>> START Dataset extract
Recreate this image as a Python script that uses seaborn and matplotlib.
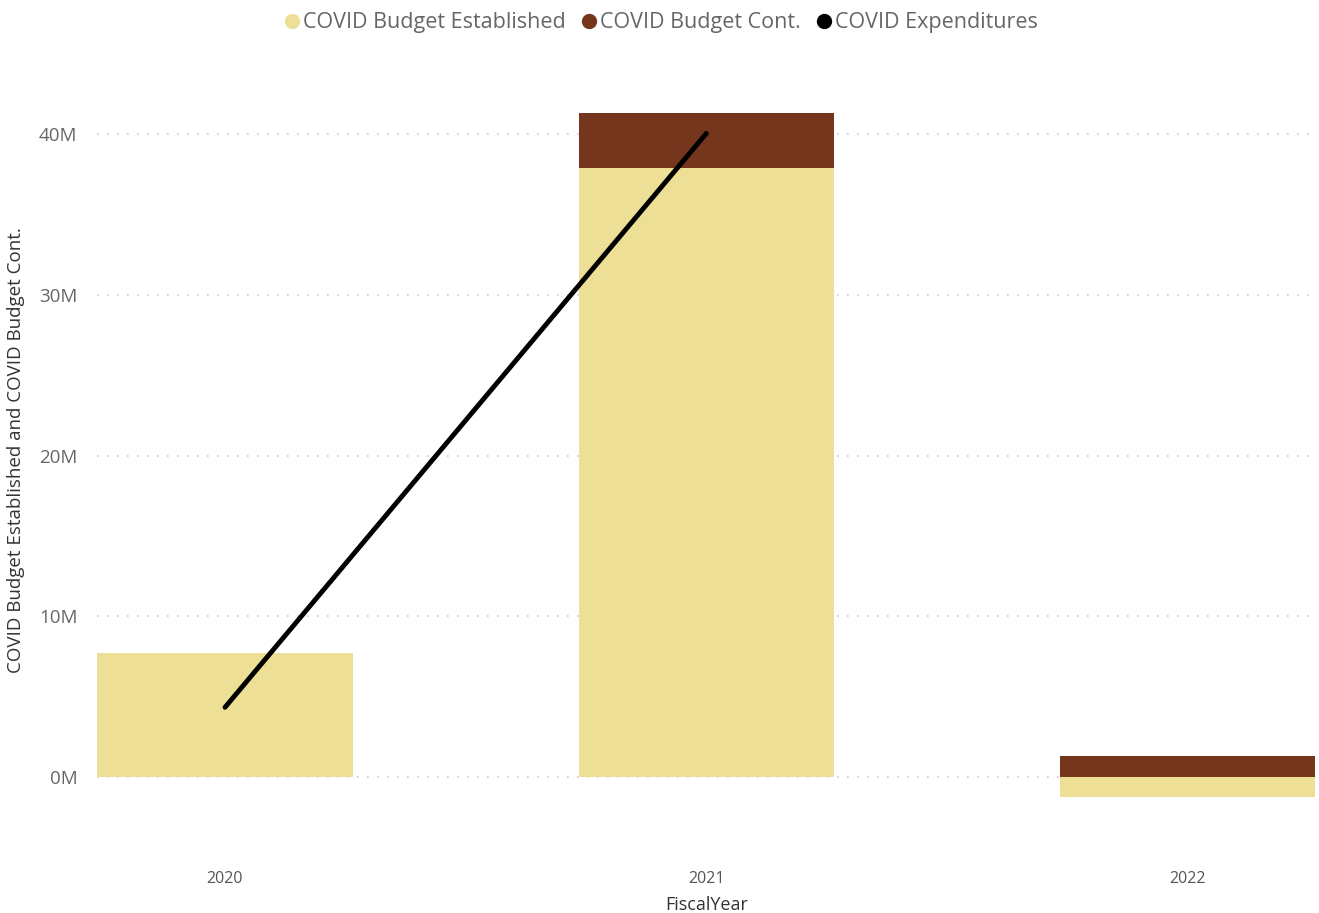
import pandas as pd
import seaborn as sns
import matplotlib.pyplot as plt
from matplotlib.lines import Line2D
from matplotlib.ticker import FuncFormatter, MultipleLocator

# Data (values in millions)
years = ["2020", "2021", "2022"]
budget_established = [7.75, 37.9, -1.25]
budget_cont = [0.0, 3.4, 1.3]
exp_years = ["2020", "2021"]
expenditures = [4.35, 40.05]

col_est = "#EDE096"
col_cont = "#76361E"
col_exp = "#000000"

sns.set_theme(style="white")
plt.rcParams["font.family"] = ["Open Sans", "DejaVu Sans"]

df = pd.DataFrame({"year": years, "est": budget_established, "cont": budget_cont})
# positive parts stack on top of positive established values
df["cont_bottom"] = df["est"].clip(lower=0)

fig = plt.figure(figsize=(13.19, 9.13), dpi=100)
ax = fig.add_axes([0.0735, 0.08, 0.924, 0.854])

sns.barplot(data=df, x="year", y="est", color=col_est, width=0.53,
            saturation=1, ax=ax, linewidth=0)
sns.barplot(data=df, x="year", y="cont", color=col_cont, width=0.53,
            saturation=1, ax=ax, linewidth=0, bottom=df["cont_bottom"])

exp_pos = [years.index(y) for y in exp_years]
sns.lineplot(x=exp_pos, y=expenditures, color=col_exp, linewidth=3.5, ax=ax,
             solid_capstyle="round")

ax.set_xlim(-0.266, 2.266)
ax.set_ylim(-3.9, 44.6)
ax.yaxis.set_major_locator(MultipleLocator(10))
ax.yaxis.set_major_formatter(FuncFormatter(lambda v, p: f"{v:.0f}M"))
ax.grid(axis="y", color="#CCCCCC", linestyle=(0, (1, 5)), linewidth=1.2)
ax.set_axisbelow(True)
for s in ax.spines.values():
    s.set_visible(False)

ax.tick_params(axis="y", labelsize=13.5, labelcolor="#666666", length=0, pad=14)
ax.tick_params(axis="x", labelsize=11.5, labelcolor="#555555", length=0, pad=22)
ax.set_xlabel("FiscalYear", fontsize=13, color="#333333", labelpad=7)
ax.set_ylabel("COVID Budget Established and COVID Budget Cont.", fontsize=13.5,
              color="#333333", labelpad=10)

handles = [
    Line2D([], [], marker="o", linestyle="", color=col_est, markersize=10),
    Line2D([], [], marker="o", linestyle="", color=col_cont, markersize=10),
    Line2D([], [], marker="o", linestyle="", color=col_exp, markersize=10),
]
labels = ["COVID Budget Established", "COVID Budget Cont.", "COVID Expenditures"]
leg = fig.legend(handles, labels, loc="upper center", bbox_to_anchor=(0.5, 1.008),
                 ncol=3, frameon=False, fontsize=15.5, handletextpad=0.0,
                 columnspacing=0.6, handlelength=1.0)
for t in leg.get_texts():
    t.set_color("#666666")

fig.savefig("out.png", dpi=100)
>> END Dataset extract
● Task to complete
From the listing above, copy every line that includes the word "matplotlib".

● Full answer
Recreate this image as a Python script that uses seaborn and matplotlib.
import matplotlib.pyplot as plt
from matplotlib.lines import Line2D
from matplotlib.ticker import FuncFormatter, MultipleLocator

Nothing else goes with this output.